Earlier tonight, screen icon Mark Hamill took to social media to pay tribute to the late Ron Cobb, an artist whose designs contributed to movies like Star Wars and Back to the Future, as well as E.T. the Extra-Terrestrial. Cobb, who also worked on Raiders of the Lost Ark for George Lucas and Alien for Ridley Scott, among many others, passed away yesterday, according to his wife. As noted by the official Star Wars Twitter account, Cobb designed one of the most memorable characters in the Mos Eisley cantina, Momaw Nadon. His passing comes just days after news that Penny McCarthy, a production assistant who also appeared in the cantina scene, passed away.

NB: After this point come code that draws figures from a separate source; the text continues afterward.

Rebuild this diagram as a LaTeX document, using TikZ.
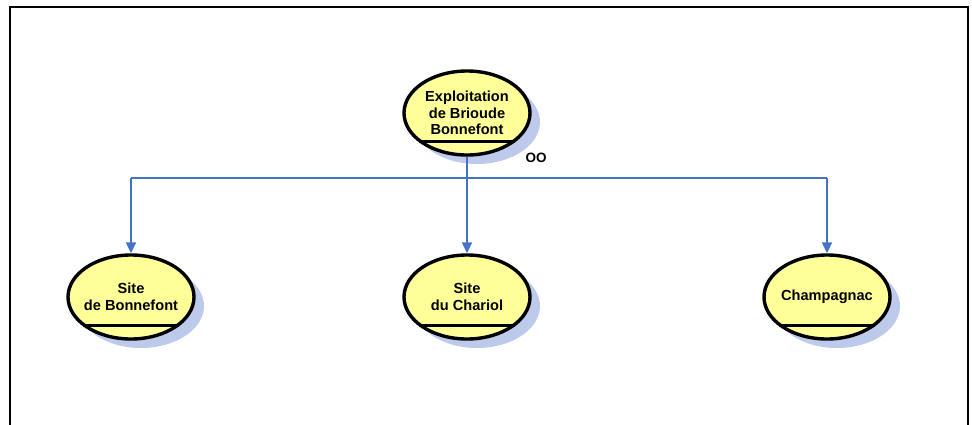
\documentclass[tikz,border=0pt]{standalone}
\usepackage{fontspec}
\setmainfont{Liberation Sans}
\usetikzlibrary{shapes.geometric,arrows.meta}
\definecolor{nodefill}{RGB}{255,255,153}
\definecolor{conncol}{RGB}{68,114,196}
\definecolor{shadowcol}{RGB}{190,202,236}
\tikzset{
  x=1pt,y=-1pt,
  unit/.style={ellipse,draw=black,line width=3.4pt,fill=nodefill,minimum width=126pt,minimum height=84pt,inner sep=-5pt,align=center,font=\bfseries\fontsize{14.6}{16.7}\selectfont},
  shade/.style={ellipse,fill=shadowcol,minimum width=126pt,minimum height=84pt,inner sep=0pt},
  bar/.style={line width=3pt,black},
  conn/.style={draw=conncol,line width=1.8pt},
  tip/.style={-{Triangle[width=10pt,length=11pt]}},
  frame/.style={line width=2.8pt,black}
}
\begin{document}
\begin{tikzpicture}
\useasboundingbox (0,0) rectangle (972,424);
% frame
\draw[frame] (10,426) -- (10,7) -- (968,7) -- (968,426);
% shadows
\node[shade] (s0) at (477,122) {};
\node[shade] (s1) at (141,306) {};
\node[shade] (s2) at (477,306) {};
\node[shade] (s3) at (837,306) {};
% nodes
\node[unit] (top) at (467,113) {Exploitation\\de Brioude\\Bonnefont};
\node[unit] (c1) at (131,297) {Site\\de Bonnefont};
\node[unit] (c2) at (467,297) {Site\\du Chariol};
\node[unit] (c3) at (827,297) {Champagnac};
% bars
\foreach \n in {top,c1,c2,c3}{
  \draw[bar] ([shift={(-48pt,-28pt)}]\n.center) -- ([shift={(48pt,-28pt)}]\n.center);
}
\node[font=\bfseries\fontsize{13.5}{13.5}\selectfont,anchor=center] (oo) at (536,158) {OO};
% connectors
\coordinate (bus) at (467,178);
\draw[conn] (bus -| c1) -- (bus -| c3);
\draw[conn,tip] (top.south) -- (c2.north);
\draw[conn,tip] (bus -| c1) -- (c1.north);
\draw[conn,tip] (bus -| c3) -- (c3.north);
\end{tikzpicture}
\end{document}
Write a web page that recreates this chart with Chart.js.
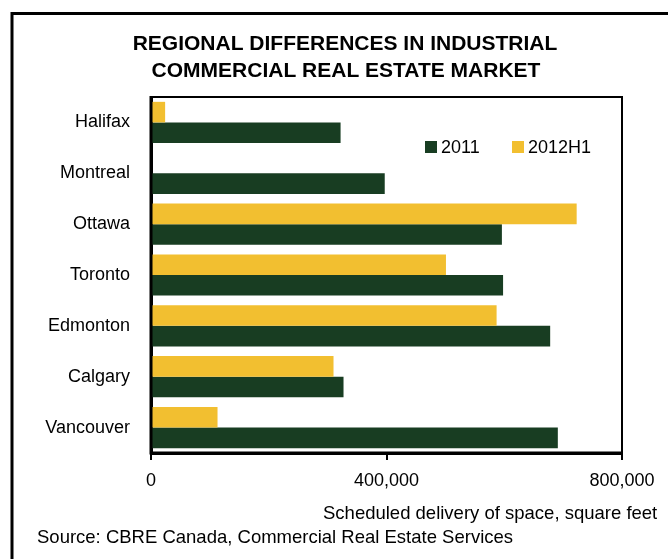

Ron Cobb was born in Los Angeles, California, in 1937. With no formal training under his belt, Cobb managed to still land a job working as an “inbetweener” for Disney Studios by the time he was 18, where he ended up as a breakdown artist on Sleeping Beauty, Disney’s final movie animated movie to have its cels inked by hand. However, that quick success stalled after Sleeping Beauty, when Cobb was laid off by Disney in 1957.
You can see Hamill’s comments below.
Ron Cobb was a giant in his field. His impact on sci-fi & fantasy films is immeasurable. Thank you for a lifetime of brilliant contributions & your incomparable imagination. #RIPRonCobb https://t.co/1muckonjaS
— Mark Hamill (@HamillHimself) September 22, 2020
Throughout the 1960s Cobb made a name for himself as a political cartoonist, while also picking up side gigs drawing the covers for Jefferson Airplane’s After Bathing at Baxter’s (1967) and the Ecology symbol that is used in the ecology flag.
It was in the late ’70s into the ’80s where Cobb’s work broke into Hollywood. He was uncredited for his work on Star Wars, which led to work as a concept artist on Ridley Scott’s Alien and as a production designer for Conan The Barbarian. It was while working on Conan that Cobb also helped advise Steven Spielberg, who was filming Raiders of the Lost Ark nearby.
It was his collaboration with Spielberg that led to Cobb getting the offer to direct Spielberg’s film Night Skies. That film went through a few changes during the course of its production, and eventually became Spielberg’s E.T., in which Cobb ended up with a cameo in E.T. as a doctor.
That disappointment didn’t stop Cobb’s career; his work as a conceptual designer on Aliens led to more collaborations with James Cameron on The Abyss and True Lies; he consulted on the DeLorean time travel machine for Back to the Future; working on Arnold Schwarzenegger films Total Recall and The 6th Day; and the cult-hit Joss Whedon sci-fi series Firefly (to name a few).
We offer our condolences to his friends and family.